Иван Толстой: Я знаю, что ваш двоюродный дедушка – композитор, а прямой дедушка был исключительно музыкальным, и про него в детстве говорили, что музыкален как раз он, а не его брат, будущий композитор. Голос это не только талант, но и инструмент, и о всяком инструменте нужно заботиться, его нужно холить и лелеять. Расскажите или покажите, как вы заботитесь о голосе, как вы его лелеете, проснувшись утром. Что вы для этого делаете? Рассказывают про актеров, что они ходят по коридору и произносят определенные звуки, кто-то перед администрацией театра ходил и выговаривал: "Би-би-бо, ми-ма-мо, люблю ордена, люблю дирекцию". Вот что делаете вы в этом смысле, как настраиваете инструмент?

Александр Прохоров: Я когда-то сочинил песенку о своей жизни в связи с событием в одном театре – был юбилей театра, и я подвел некий итог, что я делал в жизни, к чему я готовился, в каком жанре и области. В песенке было такое содержание, что, когда я пел в церковном хоре, я распевался: "Господи, помилуй, Господи, помилуй…" Потом, придя в оперу, я распевался: "Ми-ме-ми, ма-му-ма". И так как я занимаюсь иногда очень полярными жанрами, я настраиваюсь на тот жанр, в котором я буду работать сегодня, завтра, в ближайшее время. Какой проект, так я себя и настраиваю. Начинал я как чисто классический оперный певец, и очень рьяно, немножко снобистски относился к другой музыке, рьяно относился к опере и классике, но тайно всегда любил романсы. Один из моих наставников говорил мне, что романс – это низкий стиль, романс – это должен быть Чайковский, Мусоргский, а "Гори, гори, моя звезда" это не серьезно, не солидно. И так как это наставник говорил, в течение нескольких лет я слушался, но втайне себе говорил, что что-то здесь не так.

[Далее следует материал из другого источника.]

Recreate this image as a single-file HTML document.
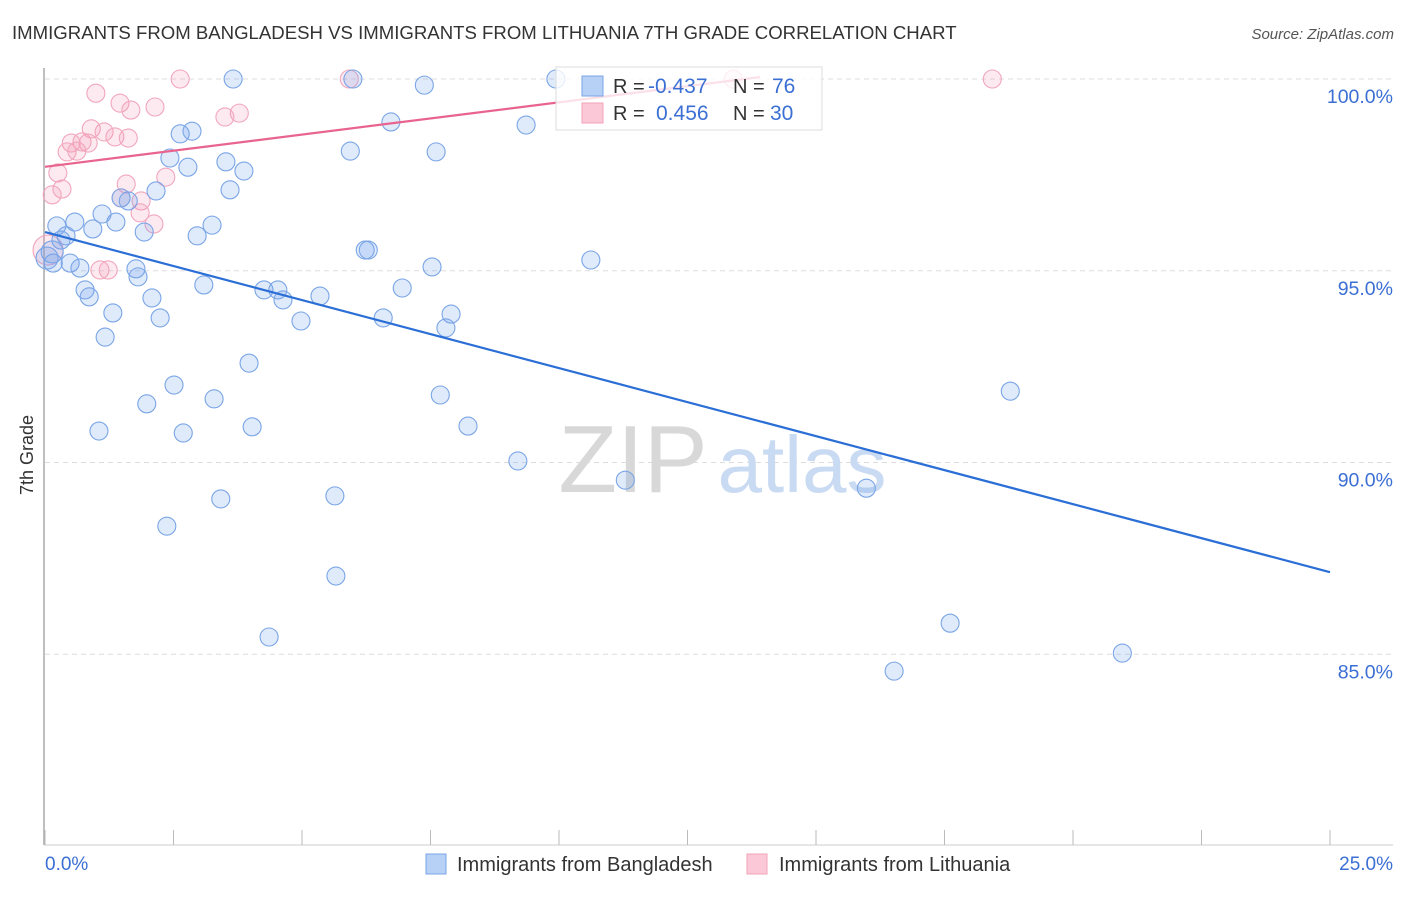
<!DOCTYPE html>
<html><head><meta charset="utf-8"><style>
body{margin:0;background:#fff;font-family:"Liberation Sans",sans-serif;}
svg text{font-family:"Liberation Sans",sans-serif;}
</style></head><body>
<svg id="chart" width="1406" height="892" viewBox="0 0 1406 892" xmlns="http://www.w3.org/2000/svg">
<text x="12" y="39" font-size="18.6" fill="#333">IMMIGRANTS FROM BANGLADESH VS IMMIGRANTS FROM LITHUANIA 7TH GRADE CORRELATION CHART</text>
<text x="1394" y="39" font-size="15" fill="#555" text-anchor="end" font-style="italic">Source: ZipAtlas.com</text>
<text transform="translate(33,455) rotate(-90)" font-size="18" fill="#333" text-anchor="middle">7th Grade</text>
<g id="grid"></g>
<g>
<text x="633" y="492" font-size="96" fill="#d8d8d8" text-anchor="middle" font-family="Liberation Serif,serif">ZIP</text>
<text x="802" y="492" font-size="80" fill="#c9daf3" text-anchor="middle">atlas</text>
</g>
<line x1="44" y1="68" x2="44" y2="845" stroke="#aaa" stroke-width="1.5"/>
<line x1="44" y1="845" x2="1393" y2="845" stroke="#ccc" stroke-width="1"/>
<g id="xticks"></g>
<g id="points"></g>
<g id="trends"></g>
<g id="ylabels"></g>
<text x="45" y="870" font-size="19" fill="#3b6fd4">0.0%</text>
<text x="1393" y="870" font-size="19" fill="#3b6fd4" text-anchor="end">25.0%</text>
<g>
<rect x="556" y="67" width="266" height="63" fill="rgba(255,255,255,0.8)" stroke="#ddd"/>
<rect x="582" y="76" width="21" height="20" fill="#b7d0f5" stroke="#7aa5e6"/>
<rect x="582" y="103" width="21" height="20" fill="#fac8d6" stroke="#f2a3bb"/>
<text x="613" y="93" font-size="20" fill="#333">R = </text>
<text x="648" y="93" font-size="21" fill="#3b6fd4">-0.437</text>
<text x="733" y="93" font-size="20" fill="#333">N = </text>
<text x="772" y="93" font-size="21" fill="#3b6fd4">76</text>
<text x="613" y="120" font-size="20" fill="#333">R = </text>
<text x="656" y="120" font-size="21" fill="#3b6fd4">0.456</text>
<text x="733" y="120" font-size="20" fill="#333">N = </text>
<text x="770" y="120" font-size="21" fill="#3b6fd4">30</text>
</g>
<g>
<rect x="426" y="854" width="20" height="20" fill="#b7d0f5" stroke="#7aa5e6"/>
<text x="457" y="871" font-size="20" fill="#333">Immigrants from Bangladesh</text>
<rect x="747" y="854" width="20" height="20" fill="#fac8d6" stroke="#f2a3bb"/>
<text x="779" y="871" font-size="20" fill="#333">Immigrants from Lithuania</text>
</g>
</svg>
<script>
const yTicks=[100,95,90,85];
const yTickLabels=["100.0%","95.0%","90.0%","85.0%"];
const blueX=[3.66,5.99,7.38,9.94,2.63,2.86,6.73,9.36,5.94,7.61,2.43,2.78,3.52,3.87,3.60,2.16,1.48,1.62,1.11,0.23,0.58,1.38,0.93,1.93,0.41,0.31,2.96,3.25,6.23,6.29,10.62,0.16,0.49,0.68,1.77,1.81,7.53,3.09,4.26,4.53,4.63,5.35,6.95,0.78,0.86,2.08,1.32,2.24,4.98,6.58,7.90,7.80,1.17,3.97,2.51,1.98,3.29,7.69,18.78,1.05,2.69,4.03,8.23,9.20,11.29,15.98,3.42,5.64,2.37,5.66,4.36,17.61,16.52,20.96,0.14,0.04];
const blueY=[100,100,99.84,100,98.57,98.64,98.88,98.80,98.12,98.10,97.94,97.70,97.84,97.60,97.11,97.08,96.90,96.82,96.48,96.17,96.27,96.27,96.09,96.01,95.91,95.80,95.91,96.19,95.54,95.54,95.28,95.20,95.20,95.07,95.05,94.84,95.10,94.63,94.50,94.50,94.24,94.34,94.55,94.50,94.32,94.29,93.90,93.77,93.69,93.77,93.87,93.51,93.27,92.59,92.02,91.53,91.66,91.76,91.86,90.82,90.77,90.93,90.95,90.04,89.54,89.33,89.05,89.13,88.34,87.04,85.45,85.81,84.56,85.03,95.49,95.33];
const pinkX=[2.63,5.92,13.39,18.43,0.99,1.46,2.14,1.67,3.78,3.50,0.90,1.15,0.72,0.51,0.84,1.36,1.62,0.43,0.62,0.25,0.33,0.14,1.58,2.35,1.48,1.87,1.85,2.12,1.07,1.23,0.06];
const pinkY=[100,100,100,100,99.63,99.37,99.27,99.19,99.11,99.01,98.70,98.62,98.36,98.33,98.33,98.49,98.46,98.10,98.12,97.55,97.13,96.98,97.26,97.44,96.90,96.82,96.51,96.22,95.02,95.02,95.54];
const blueTrendX=[0,25];
const blueTrendY=[96.01,87.14];
const pinkTrendX=[0,13.91];
const pinkTrendY=[97.71,100.05];

const NS="http://www.w3.org/2000/svg";
function xs(v){return 45+v/25*1285;}
function ys(v){return 79+(100-v)*38.35;}
function mk(t,a,p){const e=document.createElementNS(NS,t);for(const k in a)e.setAttribute(k,a[k]);p.appendChild(e);return e;}
const grid=document.getElementById('grid'),yl=document.getElementById('ylabels');
yTicks.forEach((t,i)=>{
 const l=mk('line',{x1:45,x2:1393,y1:ys(t),y2:ys(t),stroke:'#ddd','stroke-dasharray':'5,4'},grid);
 
 
 const tx=mk('text',{x:1393,y:ys(t)+24,'font-size':19.5,fill:'#3b6fd4','text-anchor':'end'},yl);
 tx.textContent=yTickLabels[i];
 
 
});
const xt=document.getElementById('xticks');
for(let i=0;i<=10;i++){
 const x=45+i*128.5;
 const l=mk('line',{x1:x,x2:x,y1:830,y2:845,stroke:'#bbb'},xt);
 
 
}
const pts=document.getElementById('points');
pinkX.forEach((v,i)=>{
 const big=i===pinkX.length-1;
 const c=mk('circle',{cx:xs(v),cy:ys(pinkY[i]),r:big?15:9,fill:'rgba(245,150,180,0.2)',stroke:'#f1a6bd','stroke-width':1.1},pts);
 
 
});
blueX.forEach((v,i)=>{
 const big=i>=blueX.length-2;
 const c=mk('circle',{cx:xs(v),cy:ys(blueY[i]),r:big?11:9,fill:'rgba(110,160,235,0.22)',stroke:'#7aa5e6','stroke-width':1.1},pts);
 
 
});
const tr=document.getElementById('trends');
const bl=mk('line',{x1:xs(blueTrendX[0]),y1:ys(blueTrendY[0]),x2:xs(blueTrendX[1]),y2:ys(blueTrendY[1]),stroke:'#2b6fd6','stroke-width':2.2},tr);


const pl=mk('line',{x1:xs(pinkTrendX[0]),y1:ys(pinkTrendY[0]),x2:xs(pinkTrendX[1]),y2:ys(pinkTrendY[1]),stroke:'#e8648e','stroke-width':2.2},tr);


</script>
</body></html>
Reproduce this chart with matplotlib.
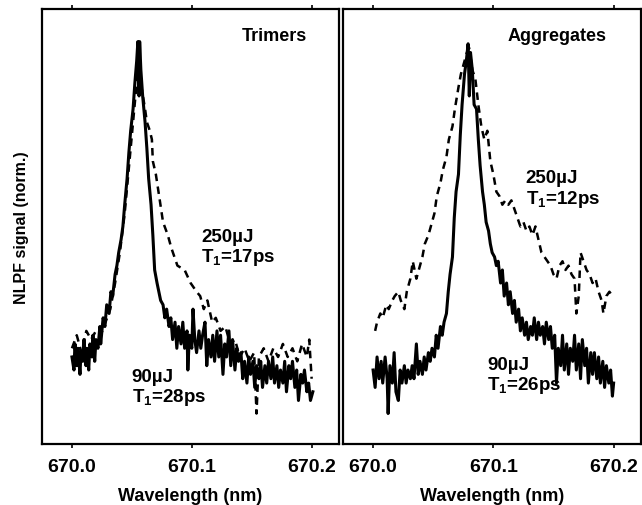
import numpy as np
import matplotlib
matplotlib.use("Agg")
import matplotlib.pyplot as plt

plt.rcParams['font.family'] = ['Liberation Sans', 'DejaVu Sans']
plt.rcParams['font.weight'] = 'bold'
plt.rcParams['mathtext.fontset'] = 'custom'
plt.rcParams['mathtext.bf'] = 'Liberation Sans:bold'
plt.rcParams['mathtext.rm'] = 'Liberation Sans:bold'

# ---- Trimers, 90 uJ (solid) ----
trim90_wl = [670.0000, 670.0017, 670.0025, 670.0040, 670.0050, 670.0067, 670.0075, 670.0090,
             670.0100, 670.0117, 670.0125, 670.0140, 670.0150, 670.0167, 670.0175, 670.0190,
             670.0200, 670.0217, 670.0233, 670.0240, 670.0260, 670.0275, 670.0290, 670.0310,
             670.0325, 670.0340, 670.0360, 670.0375, 670.0390, 670.0410, 670.0425, 670.0440,
             670.0460, 670.0475, 670.0490, 670.0510, 670.0525, 670.0540, 670.0550, 670.0560,
             670.0565, 670.0575, 670.0590, 670.0610, 670.0625, 670.0640, 670.0660, 670.0675,
             670.0690, 670.0710, 670.0725, 670.0740, 670.0760, 670.0775, 670.0790, 670.0810,
             670.0825, 670.0840, 670.0860, 670.0875, 670.0890, 670.0910, 670.0925, 670.0940,
             670.0960, 670.0967, 670.0980, 670.1000, 670.1010, 670.1025, 670.1040, 670.1060,
             670.1075, 670.1090, 670.1110, 670.1125, 670.1140, 670.1160, 670.1175, 670.1190,
             670.1210, 670.1225, 670.1240, 670.1260, 670.1275, 670.1290, 670.1310, 670.1325,
             670.1340, 670.1360, 670.1375, 670.1390, 670.1410, 670.1425, 670.1440, 670.1460,
             670.1475, 670.1490, 670.1510, 670.1525, 670.1540, 670.1560, 670.1575, 670.1590,
             670.1610, 670.1625, 670.1640, 670.1660, 670.1675, 670.1690, 670.1710, 670.1725,
             670.1740, 670.1760, 670.1775, 670.1790, 670.1810, 670.1825, 670.1840, 670.1860,
             670.1875, 670.1890, 670.1910, 670.1925, 670.1940, 670.1960, 670.1975, 670.1990,
             670.2010]
trim90_sig = [0.20, 0.17, 0.23, 0.18, 0.22, 0.16, 0.21, 0.19,
              0.24, 0.18, 0.22, 0.17, 0.23, 0.20, 0.25, 0.19,
              0.24, 0.22, 0.27, 0.23, 0.29, 0.27, 0.32, 0.30,
              0.35, 0.34, 0.39, 0.41, 0.44, 0.47, 0.50, 0.55,
              0.61, 0.67, 0.72, 0.77, 0.83, 0.88, 0.925, 0.80,
              0.925, 0.86, 0.80, 0.74, 0.68, 0.61, 0.55, 0.48,
              0.40, 0.37, 0.35, 0.33, 0.32, 0.29, 0.31, 0.27,
              0.29, 0.24, 0.28, 0.22, 0.27, 0.23, 0.28, 0.22,
              0.26, 0.17, 0.25, 0.22, 0.31, 0.24, 0.21, 0.26,
              0.22, 0.25, 0.28, 0.18, 0.24, 0.20, 0.25, 0.19,
              0.26, 0.20, 0.25, 0.16, 0.23, 0.20, 0.26, 0.18,
              0.24, 0.17, 0.22, 0.19, 0.21, 0.15, 0.19, 0.14,
              0.20, 0.16, 0.19, 0.13, 0.18, 0.15, 0.19, 0.13,
              0.18, 0.14, 0.19, 0.15, 0.20, 0.14, 0.18, 0.13,
              0.17, 0.14, 0.19, 0.12, 0.18, 0.15, 0.19, 0.13,
              0.17, 0.10, 0.16, 0.14, 0.17, 0.12, 0.14, 0.10,
              0.12]

# ---- Trimers, 250 uJ (dashed) ----
trim250_wl = [670.000, 670.004, 670.008, 670.012, 670.016, 670.020, 670.024, 670.028,
              670.032, 670.036, 670.040, 670.044, 670.048, 670.052, 670.055, 670.058,
              670.061, 670.0625, 670.065, 670.0667, 670.0675, 670.070, 670.0733, 670.076,
              670.080, 670.083, 670.088, 670.094, 670.099, 670.104, 670.107, 670.110,
              670.113, 670.117, 670.120, 670.124, 670.128, 670.132, 670.136, 670.140,
              670.144, 670.148, 670.152, 670.154, 670.156, 670.160, 670.164, 670.168,
              670.172, 670.176, 670.180, 670.184, 670.188, 670.192, 670.196, 670.198,
              670.200]
trim250_sig = [0.22, 0.25, 0.21, 0.26, 0.24, 0.26, 0.25, 0.28,
               0.31, 0.37, 0.44, 0.53, 0.65, 0.77, 0.86, 0.82,
               0.77, 0.74, 0.72, 0.70, 0.65, 0.62, 0.56, 0.51,
               0.48, 0.45, 0.41, 0.40, 0.37, 0.35, 0.34, 0.31,
               0.33, 0.28, 0.29, 0.26, 0.27, 0.23, 0.24, 0.20,
               0.22, 0.19, 0.21, 0.07, 0.20, 0.22, 0.19, 0.22,
               0.20, 0.23, 0.20, 0.22, 0.19, 0.23, 0.20, 0.24,
               0.15]

# ---- Aggregates, 90 uJ (solid) ----
agg90_wl = [670.0000, 670.0017, 670.0033, 670.0050, 670.0067, 670.0080, 670.0100, 670.0117,
            670.0125, 670.0140, 670.0160, 670.0175, 670.0190, 670.0210, 670.0225, 670.0240,
            670.0260, 670.0275, 670.0290, 670.0310, 670.0325, 670.0340, 670.0360, 670.0375,
            670.0390, 670.0410, 670.0425, 670.0440, 670.0460, 670.0475, 670.0490, 670.0510,
            670.0525, 670.0540, 670.0560, 670.0575, 670.0590, 670.0610, 670.0625, 670.0640,
            670.0660, 670.0675, 670.0690, 670.0710, 670.0725, 670.0740, 670.0760, 670.0775,
            670.0790, 670.0800, 670.0810, 670.0825, 670.0840, 670.0860, 670.0875, 670.0890,
            670.0910, 670.0925, 670.0940, 670.0960, 670.0975, 670.0990, 670.1010, 670.1025,
            670.1040, 670.1060, 670.1075, 670.1090, 670.1110, 670.1125, 670.1140, 670.1160,
            670.1175, 670.1190, 670.1210, 670.1225, 670.1240, 670.1260, 670.1275, 670.1290,
            670.1310, 670.1325, 670.1340, 670.1360, 670.1375, 670.1390, 670.1410, 670.1425,
            670.1440, 670.1460, 670.1475, 670.1490, 670.1510, 670.1525, 670.1540, 670.1560,
            670.1575, 670.1590, 670.1610, 670.1625, 670.1640, 670.1660, 670.1675, 670.1690,
            670.1710, 670.1725, 670.1740, 670.1760, 670.1775, 670.1790, 670.1810, 670.1825,
            670.1840, 670.1860, 670.1875, 670.1890, 670.1910, 670.1925, 670.1940, 670.1960,
            670.1975, 670.1990, 670.2000]
agg90_sig = [0.17, 0.13, 0.20, 0.15, 0.19, 0.14, 0.20, 0.15,
             0.07, 0.18, 0.14, 0.21, 0.12, 0.10, 0.17, 0.14,
             0.18, 0.14, 0.17, 0.15, 0.18, 0.15, 0.23, 0.16,
             0.19, 0.16, 0.20, 0.17, 0.21, 0.19, 0.22, 0.20,
             0.25, 0.22, 0.27, 0.25, 0.28, 0.30, 0.35, 0.39,
             0.43, 0.52, 0.58, 0.62, 0.71, 0.78, 0.85, 0.88,
             0.92, 0.80, 0.90, 0.86, 0.78, 0.77, 0.70, 0.64,
             0.58, 0.55, 0.51, 0.49, 0.46, 0.44, 0.43, 0.41,
             0.42, 0.37, 0.40, 0.34, 0.37, 0.32, 0.35, 0.30,
             0.33, 0.28, 0.31, 0.26, 0.29, 0.25, 0.28, 0.24,
             0.27, 0.25, 0.29, 0.24, 0.28, 0.25, 0.27, 0.23,
             0.28, 0.24, 0.27, 0.22, 0.25, 0.14, 0.22, 0.18,
             0.25, 0.17, 0.23, 0.16, 0.22, 0.19, 0.25, 0.17,
             0.23, 0.15, 0.24, 0.18, 0.22, 0.14, 0.21, 0.16,
             0.21, 0.15, 0.20, 0.14, 0.19, 0.13, 0.18, 0.14,
             0.17, 0.11, 0.14]

# ---- Aggregates, 250 uJ (dashed) ----
agg250_wl = [670.0017, 670.0033, 670.006, 670.008, 670.011, 670.013, 670.016, 670.018,
             670.021, 670.023, 670.026, 670.028, 670.031, 670.033, 670.036, 670.038,
             670.041, 670.043, 670.046, 670.048, 670.051, 670.053, 670.056, 670.058,
             670.061, 670.063, 670.066, 670.068, 670.071, 670.073, 670.076, 670.078,
             670.080, 670.0825, 670.085, 670.0875, 670.090, 670.0925, 670.095, 670.0975,
             670.100, 670.1025, 670.105, 670.1075, 670.110, 670.1125, 670.115, 670.1175,
             670.120, 670.1225, 670.125, 670.1275, 670.130, 670.1325, 670.135, 670.1375,
             670.140, 670.1425, 670.145, 670.1475, 670.150, 670.1525, 670.155, 670.1575,
             670.160, 670.1625, 670.165, 670.1675, 670.169, 670.171, 670.1725, 670.175,
             670.1775, 670.180, 670.1825, 670.185, 670.1875, 670.190, 670.1915, 670.194,
             670.1965, 670.199]
agg250_sig = [0.26, 0.28, 0.30, 0.29, 0.32, 0.31, 0.33, 0.34,
              0.35, 0.33, 0.31, 0.35, 0.38, 0.42, 0.38, 0.40,
              0.43, 0.46, 0.48, 0.50, 0.53, 0.57, 0.60, 0.63,
              0.66, 0.70, 0.73, 0.77, 0.82, 0.85, 0.88, 0.90,
              0.91, 0.86, 0.84, 0.78, 0.73, 0.70, 0.72, 0.65,
              0.62, 0.58, 0.57, 0.55, 0.56, 0.55, 0.56, 0.54,
              0.52, 0.50, 0.51, 0.49, 0.50, 0.48, 0.50, 0.47,
              0.44, 0.43, 0.42, 0.41, 0.39, 0.38, 0.41, 0.42,
              0.40, 0.41, 0.39, 0.38, 0.30, 0.34, 0.44, 0.42,
              0.40, 0.39, 0.37, 0.38, 0.35, 0.33, 0.30, 0.34,
              0.35, 0.34]

xticks = [670.0, 670.1, 670.2]
xtick_labels = ["670.0", "670.1", "670.2"]

fig = plt.figure(figsize=(6.42, 5.06), dpi=100)
ax1 = fig.add_axes([0.0654, 0.1206, 0.4626, 0.8597])
ax2 = fig.add_axes([0.5343, 0.1206, 0.4642, 0.8597])

dash = (0, (3.0, 2.2))
ax1.plot(trim250_wl, trim250_sig, color='black', lw=1.8, linestyle=dash)
ax1.plot(trim90_wl, trim90_sig, color='black', lw=2.2)
ax2.plot(agg250_wl, agg250_sig, color='black', lw=1.8, linestyle=dash)
ax2.plot(agg90_wl, agg90_sig, color='black', lw=2.2)

for ax in (ax1, ax2):
    ax.set_xlim(669.975, 670.2228)
    ax.set_ylim(0, 1)
    ax.set_xticks(xticks)
    ax.set_xticklabels(xtick_labels, fontsize=14, fontweight='bold')
    ax.set_yticks([])
    ax.tick_params(axis='x', direction='out', length=3, width=1.2, top=True, pad=7)
    for s in ax.spines.values():
        s.set_linewidth(1.6)
    ax.set_xlabel("Wavelength (nm)", fontsize=13, fontweight='bold', labelpad=9)

ax1.set_ylabel("NLPF signal (norm.)", fontsize=11.5, fontweight='bold', labelpad=9)

lab = dict(fontsize=13.5, fontweight='bold', ha='left', va='center')
ax1.text(670.169, 0.940, "Trimers", fontsize=13, fontweight='bold', ha='center', va='center')
ax1.text(670.108, 0.478, "250µJ", **lab)
ax1.text(670.108, 0.432, r"T$_{\mathbf{1}}$=17ps", **lab)
ax1.text(670.050, 0.155, "90µJ", **lab)
ax1.text(670.050, 0.108, r"T$_{\mathbf{1}}$=28ps", **lab)

ax2.text(670.153, 0.940, "Aggregates", fontsize=13, fontweight='bold', ha='center', va='center')
ax2.text(670.127, 0.612, "250µJ", **lab)
ax2.text(670.127, 0.565, r"T$_{\mathbf{1}}$=12ps", **lab)
ax2.text(670.095, 0.183, "90µJ", **lab)
ax2.text(670.095, 0.136, r"T$_{\mathbf{1}}$=26ps", **lab)

fig.savefig("out.png", dpi=100)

И, прожив достаточно долго, изучая оперу, участвуя в опере и в конце концов закончив Оперный институт уже за границей, я параллельно, в силу своей жизни и судьбы, стал общаться с аудиторией, которой стала нужна немножко другая музыка – песни военных лет, песни Магомаева, песни из репертуара Френка Синатры, старинные романсы, песни советского кино 1940–50-х годов. Я решил попробовать, мне очень понравилось, я этим очень увлекся. Потом я попал в очень редкий коллектив, в "Европейский музыкальный театр", и стал петь песни на идиш. Началось все со знаменитого мюзикла "Скрипач на крыше". А так как русскоязычная еврейская община очень большая, есть люди, которые до сих пор знают идиш, это тоже оказалось востребовано, это прекрасная музыка. Так что народные песни, романсы, военные песни, еврейские песни, неаполитанские. Даже не знаю такого жанра, которого я не касался.

Иван Толстой: А "Мурку"-то, "Мурку"?!

Настоящая русская музыка осталась в архаичных народных песнях

Александр Прохоров: Насчет шансона должен сказать, что в связи с тем, что у меня есть последователи в виде не только моих студентов, но и моих детей, которые поют, и на данный момент у нас пять мальчиков, и четыре из них живут с нами (один уже взрослый и живет в другой стране), то эти четыре мальчика поют. Я, конечно, учу классически, я считаю, что в основе любого голоса, что бы ты ни пел, лежит одна техника дыхания, можно ее по-разному объяснять, но должно быть дыхание диафрагматичное для того, чтобы обеспечить здоровье голоса и расширить возможности голоса. Думаю, что каждому предопределено, какую музыку исполнять. Если приходит ко мне девочка, поет высоким заливистым голосом и говорит, что хочет петь песни Лары Фабиан, которая славится грудным голосом с огромным диапазоном, а девочке дано легкое сопрано, я начинаю объяснять, что займемся дыханием и, может быть, разовьем тебе грудной голос. Иногда бывает и такое, развивается. И волки сыты, и овцы целы.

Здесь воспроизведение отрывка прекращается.